On Thu, Sep 30, 2010 at 05:40:46PM +0200, torbenh wrote:
wouldnt a linkwitz-riley fit best here ?
It would, but it would probably be overkill. We are not driving
a set of speakers here, but three or four compressors, and there
are good reasons to make the crossover quite gentle. That is my
gripe with the FFT-based xover: it is far too steep. It could
result in one note of a melody being processed by on compressor
and the next, just a few semitones higher or lower, by another.
This is probably not what you want, certainly not if those
compressors are behaving quite differently which is the whole
point of multi-band processing.
I'd go for a filter type that is close to first order in the
xover region and becomes more steep an octave or so higher or
lower. This would produce some minimal (< 1 dB) ripple in the
FR, but who cares if you are going to multiband compress anyway ?
i am still a bit confused.
i always thought, that a mastering processor should be linear phase.
so what came to my mind first, when i saw the comments about the
problems in the lower bands, was to just increase the number of FIR
taps. we would lower cpu usage also.
CPU usage would increase actually, if the filter is implemented
really as a filter. For the linear phase thing, see below.

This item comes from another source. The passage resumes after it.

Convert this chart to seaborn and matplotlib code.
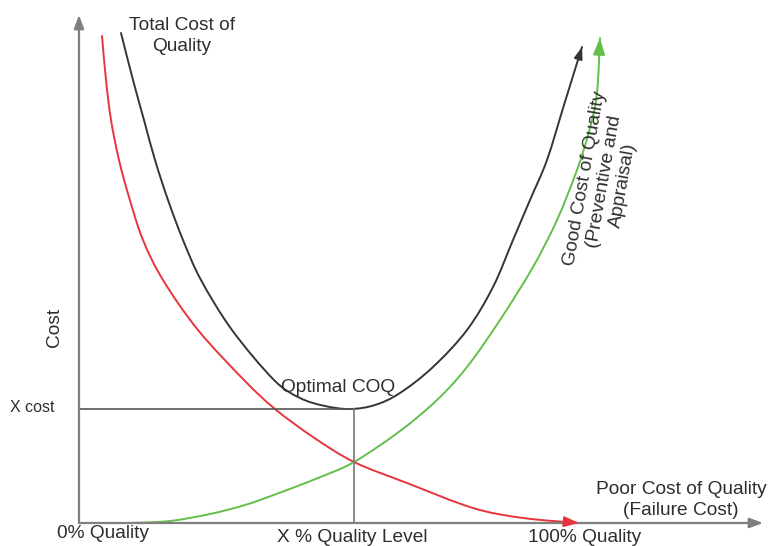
import numpy as np
import matplotlib.pyplot as plt
import seaborn as sns
from matplotlib.path import Path
from matplotlib.patches import PathPatch

# --- Curves (x = quality level %, y = cost) ---
failure_q = [4.6, 5.4, 6.4, 8.0, 10.0, 12.8, 16.8, 23.8, 33.0, 39.2, 46.8, 55.0, 65.6, 78.8, 88.8, 100.0]
failure_c = [97.4, 88.6, 80.6, 72.6, 65.2, 56.6, 48.6, 38.6, 28.6, 22.8, 17.2, 12.2, 8.0, 3.0, 1.0, 0.0]

total_q = [8.4, 10.8, 13.0, 15.2, 17.8, 20.8, 24.4, 30.6, 39.0, 44.2, 49.2, 54.2, 59.2, 64.2,
           70.8, 77.6, 82.8, 86.8, 90.2, 93.6, 97.0, 100.6]
total_c = [98.0, 88.6, 80.6, 72.6, 64.6, 56.6, 48.6, 38.6, 28.6, 25.0, 23.4, 22.8, 23.6, 26.0,
           31.2, 38.6, 47.2, 56.6, 64.6, 72.6, 83.6, 95.2]

good_q = [10.0, 18.2, 26.2, 33.2, 40.0, 47.8, 55.0, 64.2, 71.6, 77.6, 84.2, 90.8, 95.6, 99.6, 102.2, 103.6, 104.2]
good_c = [0.0, 0.4, 1.8, 3.6, 6.0, 9.0, 12.2, 18.4, 24.6, 31.2, 40.6, 51.2, 60.6, 70.6, 79.0, 86.0, 97.0]

optimal_q = 55.0
optimal_c = 22.8
axis_top = 101.6
axis_right = 136.8

sns.set_style("white")
plt.rcParams['font.family'] = ['Liberation Sans', 'DejaVu Sans']

fig = plt.figure(figsize=(7.68, 5.46), dpi=100)
ax = fig.add_axes([0, 0, 1, 1])
ax.set_xlim(-15.8, 137.8)
ax.set_ylim(-4.6, 104.6)
ax.axis("off")

red = "#e8343c"
dark = "#353535"
green = "#62c04a"
axis_gray = "#7f7f7f"
txt = "#2e2e2e"


def smooth_curve(xs, ys, color, head):
    # smooth path through the read points (Catmull-Rom as cubic Bezier)
    p = np.column_stack([xs, ys])
    pe = np.vstack([p[0], p, p[-1]])
    verts = [p[0]]
    codes = [Path.MOVETO]
    c2 = p[-2]
    for i in range(len(p) - 1):
        c1 = pe[i + 1] + (pe[i + 2] - pe[i]) / 6
        c2 = pe[i + 2] - (pe[i + 3] - pe[i + 1]) / 6
        verts += [c1, c2, pe[i + 2]]
        codes += [Path.CURVE4] * 3
    ax.add_patch(PathPatch(Path(verts, codes), fill=False, edgecolor=color, lw=1.4, capstyle="round"))
    d = p[-1] - c2
    d = d / np.hypot(*d)
    ax.annotate("", xy=tuple(p[-1]), xytext=tuple(p[-1] - 2.5 * d),
                arrowprops=dict(arrowstyle=head, color=color, lw=1.4, shrinkA=0, shrinkB=0))


# axes with arrow heads
ax.annotate("", xy=(0, axis_top), xytext=(0, 0),
            arrowprops=dict(arrowstyle="-|>,head_length=0.8,head_width=0.3", color=axis_gray, lw=1.6,
                            shrinkA=0, shrinkB=0))
ax.annotate("", xy=(axis_right, 0), xytext=(0, 0),
            arrowprops=dict(arrowstyle="-|>,head_length=0.8,head_width=0.3", color=axis_gray, lw=1.6,
                            shrinkA=0, shrinkB=0))

# optimal guide lines
sns.lineplot(x=[0, optimal_q], y=[optimal_c, optimal_c], color="#555555", lw=1.2, ax=ax)
sns.lineplot(x=[optimal_q, optimal_q], y=[0, optimal_c], color="#777777", lw=1.2, ax=ax, orient="y")

# curves
smooth_curve(failure_q, failure_c, red, "-|>,head_length=0.9,head_width=0.32")
smooth_curve(total_q, total_c, dark, "-|>,head_length=0.7,head_width=0.25")
smooth_curve(good_q, good_c, green, "-|>,head_length=1.0,head_width=0.36")

# labels
fs = 13.8
ax.text(20.6, 97.4, "Total Cost of\nQuality", ha="center", va="center", fontsize=fs, color=txt, linespacing=1.3)
ax.text(51.8, 27.0, "Optimal COQ", ha="center", va="center", fontsize=fs, color=txt)
ax.text(-9.4, 23.0, "X cost", ha="center", va="center", fontsize=11.5, color=txt)
ax.text(-4.8, 39.2, "Cost", ha="center", va="center", fontsize=fs, color=txt, rotation=90)
ax.text(4.8, -2.0, "0% Quality", ha="center", va="center", fontsize=fs, color=txt)
ax.text(54.6, -2.9, "X % Quality Level", ha="center", va="center", fontsize=fs, color=txt)
ax.text(101.2, -2.8, "100% Quality", ha="center", va="center", fontsize=fs, color=txt)
ax.text(120.4, 4.6, "Poor Cost of Quality\n(Failure Cost)", ha="center", va="center", fontsize=fs,
        color=txt, linespacing=1.25)
ax.text(105.0, 68.2, "Good Cost of Quality\n(Preventive and\nAppraisal)", ha="center", va="center",
        fontsize=fs, color=txt, rotation=80, rotation_mode="anchor", linespacing=1.15)

fig.savefig("out.png", dpi=100)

fons... do you think a 16384 tap fir could do a decent
crossover and EQ ?
16k taps (at 48 kHz) will allow you to make most wanted types of
audio filter (except steep highpass at low F), and zillions of
very bad ones... I'd never advocate the use of such filters except
if they are derived e.g. from an inversion procedure, as for room
correction.
(assuming this linear phase mumbo jumbo actually makes
sense)
Some of it. But it's being taken way over the top. There are (in
audio) almost no good reasons to make a filter linear-phase, and
many filters will sound very bad in their linear-phase form while
being perfectly acceptable in their minimum-phase form.

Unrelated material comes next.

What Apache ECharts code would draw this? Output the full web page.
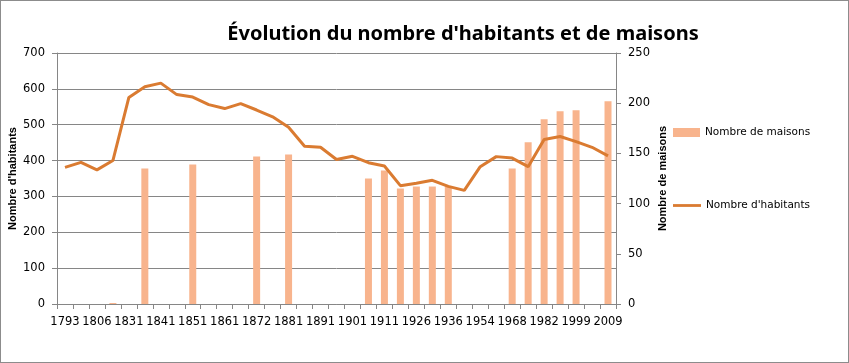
<!DOCTYPE html>
<html><head><meta charset="utf-8">
<script src="https://cdn.jsdelivr.net/npm/echarts@6/dist/echarts.min.js"></script>
<style>html,body{margin:0;padding:0;background:#fff}#c{width:849px;height:363px;box-sizing:border-box;border:1px solid #8c8c8c}</style>
</head><body><div id="c"></div>
<script>
const years = ['1793','1800','1806','1821','1831','1836','1841','1846','1851','1856','1861','1866','1872','1876','1881','1886','1891','1896','1901','1906','1911','1921','1926','1931','1936','1946','1954','1962','1968','1975','1982','1990','1999','2006','2009'];
const habitants = [381,395,374,400,576,606,616,584,577,556,545,559,541,522,493,440,437,403,412,394,385,330,337,345,328,317,383,411,407,383,459,467,453,437,413];
const maisons = [null,null,null,1,null,135,null,null,139,null,null,null,147,null,149,null,null,null,null,125,133,115,117,117,117,null,null,null,135,161,184,192,193,null,202];
const titleText = "Évolution du nombre d'habitants et de maisons";
const lineColor = '#DA7B31';
const barColor = '#F8B48D';
const font = 'DejaVu Sans';
const chart = echarts.init(document.getElementById('c'));
chart.setOption({
  animation:false,
  title:{text:titleText,left:457,top:18,textAlign:'center',textStyle:{fontFamily:'Noto Sans',fontWeight:'bold',fontSize:20,color:'#000'}},
  grid:{left:56,right:232,top:52,bottom:58,outerBoundsMode:'none',containLabel:false},
  legend:[
    {data:[{name:'Nombre de maisons'}],left:672,top:126,padding:0,itemWidth:27,itemHeight:9,icon:'rect',textStyle:{fontFamily:font,fontSize:10.5,color:'#000'}},
    {data:[{name:"Nombre d'habitants",icon:'path://M0,0 L30,0 L30,3 L0,3 Z'}],left:672,top:199,padding:0,itemWidth:28,itemHeight:3,textStyle:{fontFamily:font,fontSize:10.5,color:'#000'}}
  ],
  xAxis:{type:'category',data:years,boundaryGap:true,
    axisLine:{lineStyle:{color:'#868686'}},
    axisTick:{show:true,alignWithLabel:false,interval:0,length:5,lineStyle:{color:'#868686'}},
    axisLabel:{interval:1,fontFamily:font,fontSize:11.5,color:'#000',margin:12}},
  yAxis:[
    {type:'value',min:0,max:700,interval:100,name:"Nombre d'habitants",nameLocation:'middle',nameGap:39,nameRotate:90,nameMoveOverlap:false,
     nameTextStyle:{fontFamily:'Liberation Sans',fontWeight:'bold',fontSize:11,color:'#000'},
     axisLine:{show:true,lineStyle:{color:'#868686'}},axisTick:{show:true,length:5,lineStyle:{color:'#868686'}},
     splitLine:{lineStyle:{color:'#868686'}},
     axisLabel:{fontFamily:font,fontSize:11.5,color:'#000',margin:12}},
    {type:'value',min:0,max:250,interval:50,name:'Nombre de maisons',nameLocation:'middle',nameGap:41,nameRotate:90,nameMoveOverlap:false,
     nameTextStyle:{fontFamily:'Liberation Sans',fontWeight:'bold',fontSize:11,color:'#000'},
     axisLine:{show:true,lineStyle:{color:'#868686'}},axisTick:{show:true,length:5,lineStyle:{color:'#868686'}},
     splitLine:{show:false},
     axisLabel:{fontFamily:font,fontSize:11.5,color:'#000',margin:12}}
  ],
  series:[
    {name:'Nombre de maisons',type:'bar',yAxisIndex:1,data:maisons,barWidth:7,itemStyle:{color:barColor}},
    {name:"Nombre d'habitants",type:'line',yAxisIndex:0,data:habitants,symbol:'none',lineStyle:{color:lineColor,width:3},itemStyle:{color:lineColor}}
  ]
});
</script></body></html>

It's often claimed but not true that a linear-phase filter will
'ring' less. It will ring just as much as any other filter with
the same amplitude response, and what is worse, half of the ringing
will precede the main peak of the IR, which makes it much more
audible.
Let me give an simple example. You have a FIR of 4801 samples,
all of them are zero except:
Linear-phase form: F[0] = 0.02, F[2400] = 1, F[4800] = 0.02
Min-phase form: F[0] = 0, F[2400] = 1, F[4800] = 0.04
Max-phase form: F[0] = 0.04, F[2400] = 1, F[4800] = 0
All three have an amplitude response that oscillates around 0dB
by about 0.35 dB. It is *very unlikely* that anyone would actually
hear the effect of the minimum-phase form. The two others will
have a 50 ms pre-echo of resp. -34 and -28 dB, which is easy to
hear on some types of signal (anything percussive).

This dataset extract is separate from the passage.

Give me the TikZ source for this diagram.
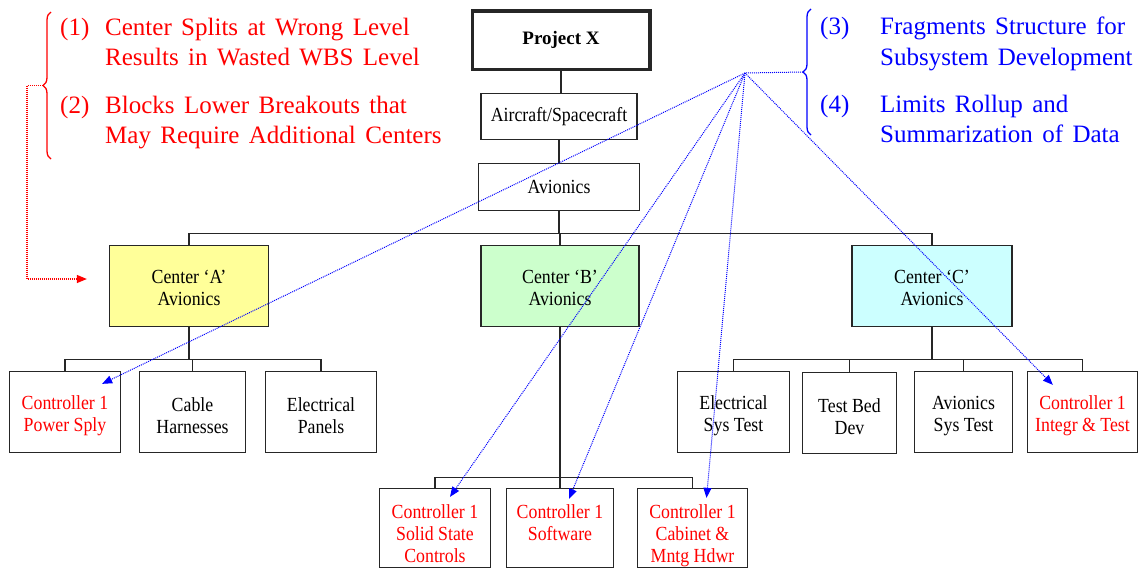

Our hearing is very sensitive to anything preceding the onset
or main peak of a sound: this is almost never a property of the
original sound source but it indicates very often the presence
of more than one of them. Which is essential info for any life
form trying to avoid its predators, so this sensitivity may
have its origins in evolution.
Also all percussive sounds are 'minimum-phase' - they sound as
'ping' and not as 'gnip' or 'gnipping'. In cases where you need
a long filter (that is for a FR that has much fine detail), the
minimum-phase form will affect the envelope of a sound the least,
and linear-phase is to be avoided. For 'smooth' filters it's OK,
but I doubt very much if it actually improves the sound at all.
Ciao,
--
FA
There are three of them, and Alleline.